DNR also provides maps with man made structure, some of which still exist if you can find them. Good Luck.


----------



## nick.mitchell1984 (Mar 13, 2012)

Here is the post i found about the kill over. http://www.ohiogamefishing.com/community/
showthread.php?t=214104

But besides the rumors i have herd this is all information i can find about the turn over. 

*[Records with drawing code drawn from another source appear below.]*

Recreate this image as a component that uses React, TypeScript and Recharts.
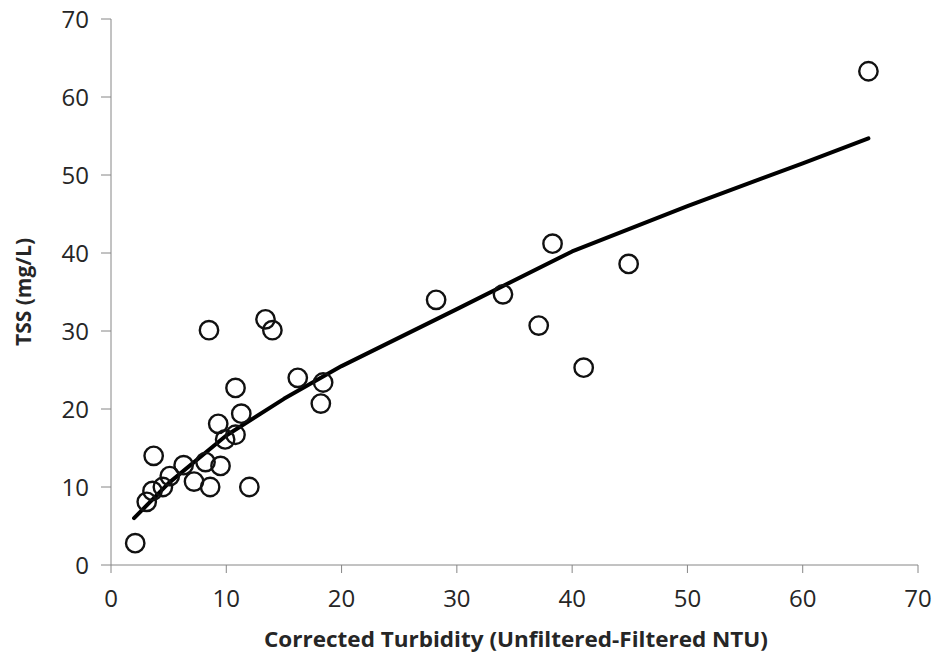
import React from 'react';
import {
  ComposedChart,
  Scatter,
  Line,
  XAxis,
  YAxis,
  Label,
} from 'recharts';

const turbidity = [
  2.1, 3.1, 3.6, 3.7, 4.5, 5.1, 6.3, 7.2, 8.2, 8.6, 8.5, 9.5, 9.3, 9.9, 10.8,
  11.3, 10.8, 12.0, 13.4, 14.0, 16.2, 18.4, 18.2, 28.2, 34.0, 38.3, 37.1, 41.0,
  44.9, 65.7,
];
const tss = [
  2.8, 8.1, 9.5, 14.0, 10.0, 11.4, 12.8, 10.7, 13.2, 10.0, 30.1, 12.7, 18.1,
  16.1, 16.7, 19.4, 22.7, 10.0, 31.5, 30.1, 24.0, 23.4, 20.7, 34.0, 34.7, 41.2,
  30.7, 25.3, 38.6, 63.3,
];

// fitted curve
const trendX = [2, 5, 10, 15, 20, 30, 40, 50, 60, 65.7];
const trendY = [6.0, 10.5, 16.6, 21.3, 25.5, 32.8, 40.2, 46.0, 51.5, 54.7];

const ticks = [0, 10, 20, 30, 40, 50, 60, 70];

const points = turbidity.map((x, i) => ({ x, y: tss[i] }));
const trend = trendX.map((x, i) => ({ x, y: trendY[i] }));

const FONT = '"Open Sans", sans-serif';
const AXIS = '#868686';
const TEXT = '#262626';

const Ring = (props: any) => (
  <circle
    cx={props.cx}
    cy={props.cy}
    r={9.2}
    fill="none"
    stroke="#111"
    strokeWidth={2.4}
  />
);

const App = () => {
  const tick = { fill: TEXT, fontSize: 24, fontFamily: FONT };
  return (
    <div style={{ position: 'absolute', left: 0, top: 0, width: 938, height: 658, background: '#fff' }}>
      <ComposedChart
        width={938}
        height={658}
        margin={{ top: 19, right: 20, left: 0, bottom: 33 }}
      >
        <XAxis
          type="number"
          dataKey="x"
          domain={[0, 70]}
          ticks={ticks}
          height={60}
          tickSize={8}
          tickMargin={17}
          stroke={AXIS}
          tick={tick}
        >
          <Label
            content={() => (
              <text
                x={516}
                y={647}
                textAnchor="middle"
                fontFamily={FONT}
                fontWeight="bold"
                fontSize={21}
                fill={TEXT}
                textLength={504}
                lengthAdjust="spacingAndGlyphs"
              >
                Corrected Turbidity (Unfiltered-Filtered NTU)
              </text>
            )}
          />
        </XAxis>
        <YAxis
          type="number"
          dataKey="y"
          domain={[0, 70]}
          ticks={ticks}
          width={111}
          tickSize={10}
          tickMargin={12}
          stroke={AXIS}
          tick={tick}
        >
          <Label
            content={() => (
              <text
                x={0}
                y={0}
                transform="translate(31 292) rotate(-90)"
                textAnchor="middle"
                fontFamily={FONT}
                fontWeight="bold"
                fontSize={22}
                fill={TEXT}
                textLength={108}
                lengthAdjust="spacingAndGlyphs"
              >
                TSS (mg/L)
              </text>
            )}
          />
        </YAxis>
        <Line
          data={trend}
          dataKey="y"
          type="linear"
          stroke="#000"
          strokeWidth={4}
          strokeLinejoin="round"
          strokeLinecap="round"
          dot={false}
          activeDot={false}
          isAnimationActive={false}
        />
        <Scatter
          data={points}
          dataKey="y"
          shape={Ring}
          isAnimationActive={false}
        />
      </ComposedChart>
    </div>
  );
};

export default App;
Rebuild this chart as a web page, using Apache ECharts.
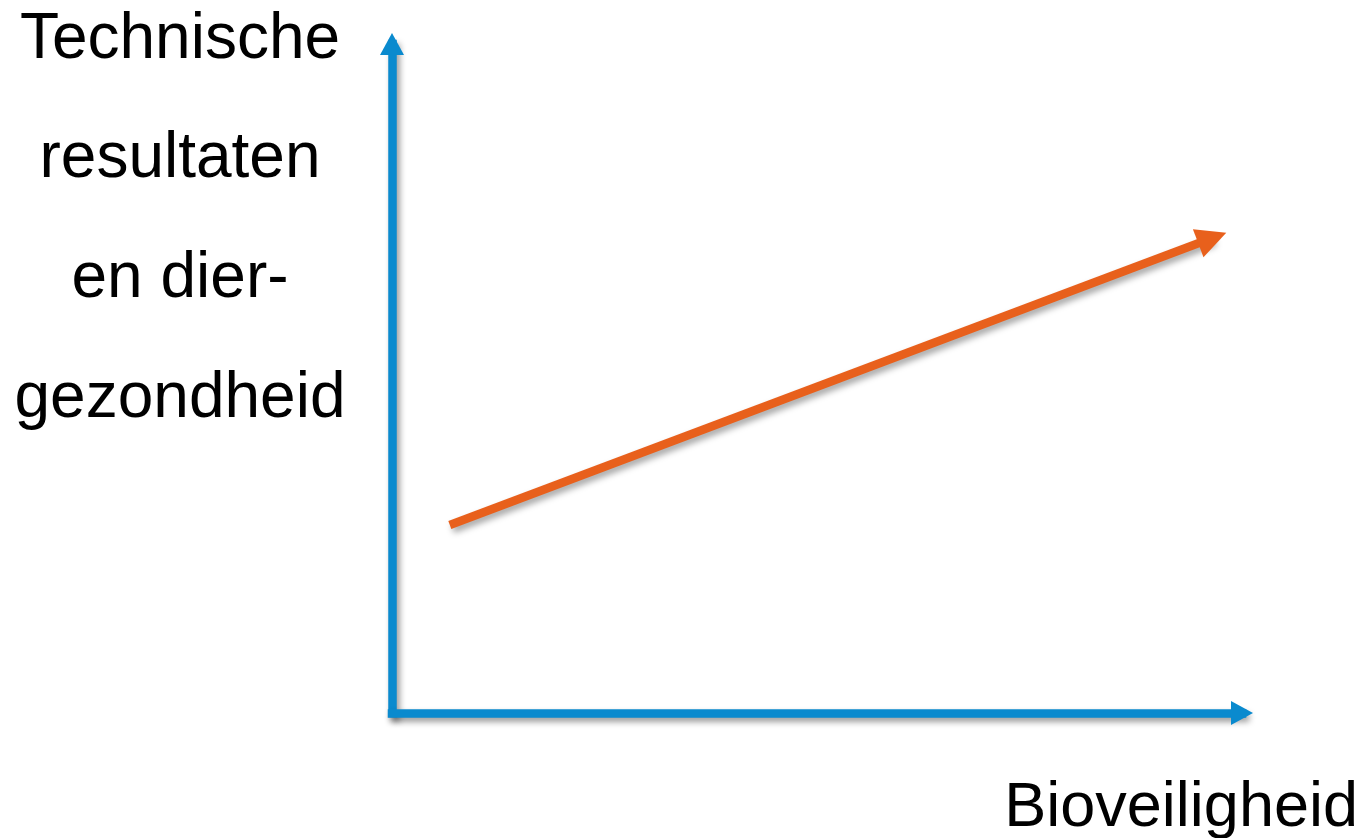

Also since i don't have a boat anymore anyone know any good bank fishing in the paint creek/ rocky fork area?


----------



## fished-out (Dec 20, 2005)

I fished Paint immediately after it happened. Thousands of dead crappie on the shoreline, hundreds of buzzards. Stunk to high heaven. However, fished the tournament about two weeks later and the dead crappie were gone (thanks to the buzzards) and the stink with it. Tournament went fine, still plenty of fish to be caught. This was in October. Haven't been back since.


----------



## SeanStone (Sep 8, 2010)

Sorry, i assumed you had a boat....dont know why i did that. Try the marina and fish the structures that hold the docks in place. They always produce fish this time of year. Also the ramp near the marina has a road to the left just before you get to the ramp....the banks are steep and there is moderate structure. We do well there. Also there are roads that take you to some good bank spots near the dam. I think one road is east shore drive, i'm not sure what the other is. The roads are labled on the odnr map. On the west side of the dam you can bank fish several large trees that falll into 30 feet, you'll see floats hanging from the limbs. Lol

Hope this helps. Sorry for the confusion.


----------



## glasseyes (Jan 28, 2012)

I don't fish from a boat either and last winter we hit the docks heavy at RF , caught some fish but not many. I started fishing Paint Creek and so far this winter have done very well. The lake is down and not hard to find places to fish. I've been catching crappie there in 4' of water and it's been pretty consistant all winter so far.


----------



## nick.mitchell1984 (Mar 13, 2012)

Thanks for this tips. I've been looking on craigslist for a cheap boat. I sold my last one to move into our new house. Im sure ill be out on the water in a couple months or so. Craigslist got some good deals and some pure junk. Gota watch what I get myself into. Thanks for this tips once again ill put them to good use.


----------